Aİ. La réforme de création des établissements de sécurité maximale était éminemment politique dans la mesure où les personnes détenues prises pour cible avaient été condamnées au titre de la loi antiterroriste, fréquemment utilisée contre les opposants politiques. L’objectif de l’État était de briser l’organisation collective des personnes détenues. Cette réforme s’est également inscrite dans une approche néolibérale importée des États-Unis et d’Europe.
Les organisations politiques avaient mis en place une organisation quotidienne et un régime disciplinaire pour former des “soldats-prisonniers”. L’État, lui, a eu la volonté d’en faire des agents strictement rationnels, selon une logique utilitariste, seuls responsables de leur propre comportement. Ceux qui observent les règles en tirent des bénéfices sociaux ; ceux qui s’y refusent se voient retirer leurs privilèges et s’exposent à des sanctions disciplinaires. Un système de points est utilisé pour représenter le risque posé par chaque personne détenue.
L’administration pénitentiaire ne voit pas les personnes détenues comme des personnes à réinsérer, mais comme des gens qui choisissent ou non de bien se comporter en échange d’avantages sociaux.
Ce système a été, de prime abord, mis en œuvre pour contrôler les prisonniers politiques et démanteler leurs structures collectives, mais il est désormais caractéristique du système pénitentiaire dans son ensemble. Ces établissements, nouveauté au début des années 2000, sont devenus la norme.
Les réformes qui ont suivi sont sorties du même moule néolibéral. Des peines non privatives de liberté existent depuis 2006. Leur création a été accompagnée par la mise en place de peines plancher plus sévères et de la perpétuité aggravée. Des réformes du même acabit ont eu lieu aux États-Unis au début de l’ère néolibérale, à la fin du XXe siècle. En l’an 2000, environ 58 000 personnes étaient détenues dans les prisons turques. Aujourd’hui, elles sont près de 300 000, auxquelles on peut en ajouter 300 000 autres en liberté conditionnelle pour atteindre le nombre de 600 000 personnes sous main de justice.

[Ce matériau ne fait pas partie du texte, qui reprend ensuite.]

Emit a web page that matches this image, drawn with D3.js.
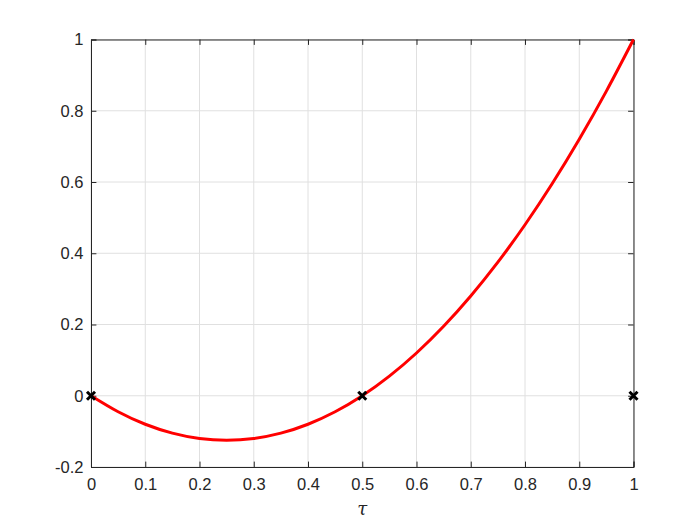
<!DOCTYPE html>
<html>
<head>
<meta charset="utf-8">
<script src="https://cdn.jsdelivr.net/npm/d3@7"></script>
<style>
  body { margin: 0; background: #fff; }
  svg { display: block; }
</style>
</head>
<body>
<div id="chart"></div>
<script>
// values
var tau = [0, 0.05, 0.1, 0.15, 0.2, 0.25, 0.3, 0.35, 0.4, 0.45, 0.5,
           0.55, 0.6, 0.65, 0.7, 0.75, 0.8, 0.85, 0.9, 0.95, 1];
var phi = [0, -0.045, -0.08, -0.105, -0.12, -0.125, -0.12, -0.105, -0.08, -0.045, 0,
           0.055, 0.12, 0.195, 0.28, 0.375, 0.48, 0.595, 0.72, 0.855, 1];
var nodeX = [0, 0.5, 1];
var nodeY = [0, 0, 0];
var xTicks = [0, 0.1, 0.2, 0.3, 0.4, 0.5, 0.6, 0.7, 0.8, 0.9, 1];
var yTicks = [-0.2, 0, 0.2, 0.4, 0.6, 0.8, 1];

var width = 700, height = 525;
var padLeft = 91, padRight = 633.5, padTop = 39.5, padBottom = 467;
var axisColor = "#262626";
var font = "'Liberation Sans', Arial, Helvetica, sans-serif";
var fontSize = 16.5;

var svg = d3.select("#chart").append("svg")
    .attr("width", width)
    .attr("height", height);

var x = d3.scaleLinear().domain([0, 1]).range([padLeft, padRight]);
var y = d3.scaleLinear().domain([-0.2, 1]).range([padBottom, padTop]);

// grid
var grid = svg.append("g");
grid.selectAll(".gx").data(xTicks).enter().append("line")
    .attr("x1", function(d) { return x(d); })
    .attr("x2", function(d) { return x(d); })
    .attr("y1", padTop).attr("y2", padBottom)
    .style("stroke", "#e0e0e0").style("stroke-width", 1);
grid.selectAll(".gy").data(yTicks).enter().append("line")
    .attr("y1", function(d) { return y(d); })
    .attr("y2", function(d) { return y(d); })
    .attr("x1", padLeft).attr("x2", padRight)
    .style("stroke", "#e0e0e0").style("stroke-width", 1);

// axes (ticks inside, box on)
var tickLen = 5.4;
var fmt = function(d) { return String(+d.toFixed(1)); };

var xAxis = svg.append("g")
    .attr("transform", "translate(0," + padBottom + ")")
    .call(d3.axisBottom(x).tickValues(xTicks).tickSize(-tickLen).tickPadding(11).tickFormat(fmt));
var xTop = svg.append("g")
    .attr("transform", "translate(0," + padTop + ")")
    .call(d3.axisTop(x).tickValues(xTicks).tickSize(-tickLen).tickFormat(""));
var yAxis = svg.append("g")
    .attr("transform", "translate(" + padLeft + ",0)")
    .call(d3.axisLeft(y).tickValues(yTicks).tickSize(-tickLen).tickPadding(7.5).tickFormat(fmt));
var yRight = svg.append("g")
    .attr("transform", "translate(" + padRight + ",0)")
    .call(d3.axisRight(y).tickValues(yTicks).tickSize(-tickLen).tickFormat(""));

[xAxis, xTop, yAxis, yRight].forEach(function(a) {
    a.attr("font-size", fontSize).attr("font-family", font);
    a.select(".domain").attr("stroke", axisColor).attr("stroke-width", 1);
    a.selectAll(".tick line").attr("stroke", axisColor);
    a.selectAll(".tick text").attr("fill", axisColor);
});
xAxis.selectAll(".tick text").attr("dy", "0.71em");

// x label
svg.append("text")
    .attr("x", (padLeft + padRight) / 2)
    .attr("y", 515)
    .attr("text-anchor", "middle")
    .attr("font-family", "'DejaVu Serif', 'Liberation Serif', serif")
    .attr("font-style", "italic")
    .attr("font-size", 18)
    .attr("fill", axisColor)
    .text("τ");

// curve
var line = d3.line()
    .x(function(d, i) { return x(tau[i]); })
    .y(function(d) { return y(d); })
    .curve(d3.curveNatural);

svg.append("path")
    .datum(phi)
    .attr("d", line)
    .style("fill", "none")
    .style("stroke", "#ff0000")
    .style("stroke-width", 3);

// node markers
var m = 4;
var marks = svg.append("g");
nodeX.forEach(function(nx, i) {
    var cx = x(nx), cy = y(nodeY[i]);
    marks.append("path")
        .attr("d", "M" + (cx - m) + "," + (cy - m) + "L" + (cx + m) + "," + (cy + m) +
                   "M" + (cx - m) + "," + (cy + m) + "L" + (cx + m) + "," + (cy - m))
        .style("stroke", "#000")
        .style("stroke-width", 3)
        .style("fill", "none");
});
</script>
</body>
</html>
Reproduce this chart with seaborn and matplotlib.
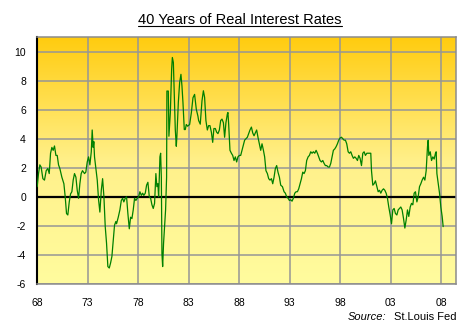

En 2006 et en 2007, j’ai mené des entretiens avec un grand nombre de prisonniers politiques et de représentants du ministère de la Justice et de l’administration pénitentiaire. J’ai obtenu la permission d’entrer en prison. Le climat politique de l’époque était différent : la Türkiye voulait se montrer comme la démocratie islamique modèle. Tout ça a changé depuis 2010, et l’accès aux informations est devenu de plus en plus difficile.
À l’heure actuelle, nous manquons cruellement de données. Dès qu’il s’agit d’accéder à certains documents, les autorités ont le dernier mot sur l’usage final des informations collectées. On ne peut pas dire qu’elles soient très coopératives. Les organisations de défense des droits humains en pâtissent également : leur accès est lui aussi de plus en plus limité. En termes de qualité, on a accès à davantage d’informations sur les prisons de l’époque ottomane que sur les établissements actuels.